Many people overlook the protection a prenuptial agreement could provide because they view this document as unromantic. If you were previously married, you may not have signed a prenup, and if you are preparing to enter your second marriage, you may consider skipping the prenup again. However, not having a prenup can carry much more risk in a second marriage than in a first marriage.
Before your first marriage, you probably owned few assets and had no children. However, you have probably accumulated valuable assets over the years and you may now have children from your first marriage.
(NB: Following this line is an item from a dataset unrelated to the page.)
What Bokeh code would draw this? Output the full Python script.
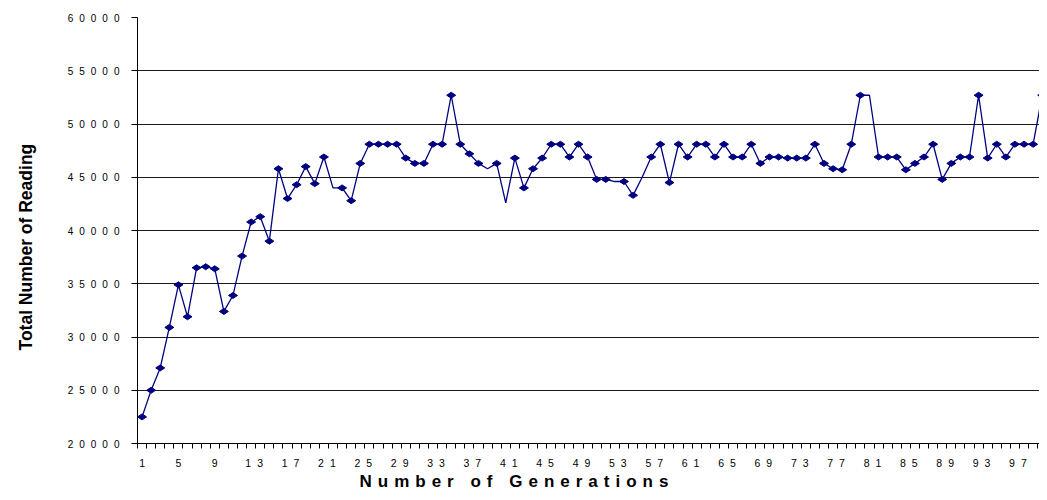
import math
from bokeh.plotting import figure
from bokeh.models import FixedTicker, Range1d, InlineStyleSheet, Title
from bokeh.layouts import row
from bokeh.embed import file_html
from bokeh.resources import INLINE

# ---------------- data ----------------
generations = list(range(1, 101))
readings = [
    22500, 25000, 27100, 30900, 34900, 31900, 36500, 36600, 36400, 32400,
    33900, 37600, 40800, 41300, 39000, 45800, 43000, 44300, 46000, 44400,
    46900, 44000, 44000, 42800, 46300, 48100, 48100, 48100, 48100, 46800,
    46300, 46300, 48100, 48100, 52700, 48100, 47200, 46300, 45800, 46300,
    42600, 46800, 44000, 45800, 46800, 48100, 48100, 46900, 48100, 46900,
    44800, 44800, 44600, 44600, 43300, 45000, 46900, 48100, 44500, 48100,
    46900, 48100, 48100, 46900, 48100, 46900, 46900, 48100, 46300, 46900,
    46900, 46800, 46800, 46800, 48100, 46300, 45800, 45700, 48100, 52700,
    52700, 46900, 46900, 46900, 45700, 46300, 46900, 48100, 44800, 46300,
    46900, 46900, 52700, 46800, 48100, 46900, 48100, 48100, 48100, 52700,
]
no_marker_generations = [22, 39, 41, 53, 56, 81]
x_tick_values = list(range(1, 98, 4))
y_tick_values = list(range(20000, 60001, 5000))
x_title = "Number of Generations"
y_title = "Total Number of Reading"

marker_x = [g for g in generations if g not in no_marker_generations]
marker_y = [v for g, v in zip(generations, readings) if g not in no_marker_generations]

H = 492
TOP = 17
BOTTOM = 49
YW = 60          # width of the strip holding the y title
LEFT_MAIN = 77   # so that the frame starts at x = 137
FRAME_W = 902

navy = "#000080"

# ---------------- main chart ----------------
p = figure(
    width=LEFT_MAIN + FRAME_W, height=H,
    x_range=Range1d(0.5, 99.7), y_range=Range1d(20000, 60000),
    output_backend="svg", toolbar_location=None,
    min_border_left=LEFT_MAIN, min_border_right=0,
    min_border_top=TOP, min_border_bottom=BOTTOM,
    stylesheets=[InlineStyleSheet(css=":host { letter-spacing: 6px; }")],
)
p.outline_line_color = None
p.background_fill_color = "white"
p.border_fill_color = "white"

p.line(generations, readings, line_color=navy, line_width=1.3)
p.scatter(marker_x, marker_y, marker="diamond", size=9, angle=math.pi / 2,
          fill_color=navy, line_color=navy)

# x axis
xt = FixedTicker(ticks=x_tick_values, minor_ticks=[i + 0.5 for i in range(0, 100)])
p.xaxis.ticker = xt
p.xaxis.axis_line_color = "black"
p.xaxis.major_tick_line_color = None
p.xaxis.major_tick_out = 5
p.xaxis.major_tick_in = 0
p.xaxis.minor_tick_line_color = "black"
p.xaxis.minor_tick_out = 5
p.xaxis.minor_tick_in = 0
p.xaxis.major_label_text_font = "Liberation Sans"
p.xaxis.major_label_text_font_size = "10.5px"
p.xaxis.major_label_text_color = "black"
p.xaxis.major_label_standoff = 10
p.xgrid.grid_line_color = None

# y axis
yt = FixedTicker(ticks=y_tick_values, minor_ticks=[])
p.yaxis.ticker = yt
p.ygrid.ticker = yt
p.yaxis.axis_line_color = "black"
p.yaxis.major_tick_line_color = "black"
p.yaxis.major_tick_out = 6
p.yaxis.major_tick_in = 0
p.yaxis.minor_tick_line_color = None
p.yaxis.major_label_text_font = "Liberation Sans"
p.yaxis.major_label_text_font_size = "10px"
p.yaxis.major_label_text_color = "black"
p.yaxis.major_label_standoff = 36
p.ygrid.grid_line_color = "#1a1a1a"
p.ygrid.grid_line_width = 1

# x title (spaced letters come from the inherited letter-spacing)
p.add_layout(Title(text=x_title, align="left", offset=222, vertical_align="bottom",
                   standoff=0, text_font="Liberation Sans", text_font_size="17px",
                   text_font_style="bold", text_color="black"), "below")

# ---------------- strip with the y title ----------------
yf = figure(
    width=YW, height=H, output_backend="svg", toolbar_location=None,
    x_range=Range1d(0, 1), y_range=Range1d(20000, 60000),
    min_border_left=0, min_border_right=0,
    min_border_top=TOP, min_border_bottom=BOTTOM,
)
yf.axis.visible = False
yf.grid.visible = False
yf.outline_line_color = None
yf.background_fill_color = "white"
yf.border_fill_color = "white"
yf.add_layout(Title(text=y_title, align="left", offset=93, vertical_align="middle",
                    standoff=28, text_font="Liberation Sans", text_font_size="17.5px",
                    text_font_style="bold", text_color="black"), "left")

layout = row(yf, p)
open("out.html", "w").write(file_html(layout, INLINE))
You may not want to consider the possibility of divorce, but the consequences could be severe if your second marriage does not work out.
What can a prenup do?
With a prenup, you and your future spouse can:
- Decide how you will support yourselves during your marriage
- Plan how you both will withdraw retirement assets
- Determine how household expenses will be divided
- List how property will be divided if divorce is necessary
- Name the process you and your spouse would use to end the marriage, if necessary
- Specify what type of estate plan should be created after marriage
- Detail how you each might help your children financially during your lifetime
Talking about important matters before your upcoming marriage can help strengthen your relationship with your future spouse and unite you behind common goals. However, putting the conclusions of that conversation into a legal document can prevent either of you from making future decisions out of anger. With a legally valid prenup, you can be sure that you and your future spouse are each protected if things do not work out.
Prenups can be valuable for almost any couple. However, it may be an especially important protection for those entering a second marriage.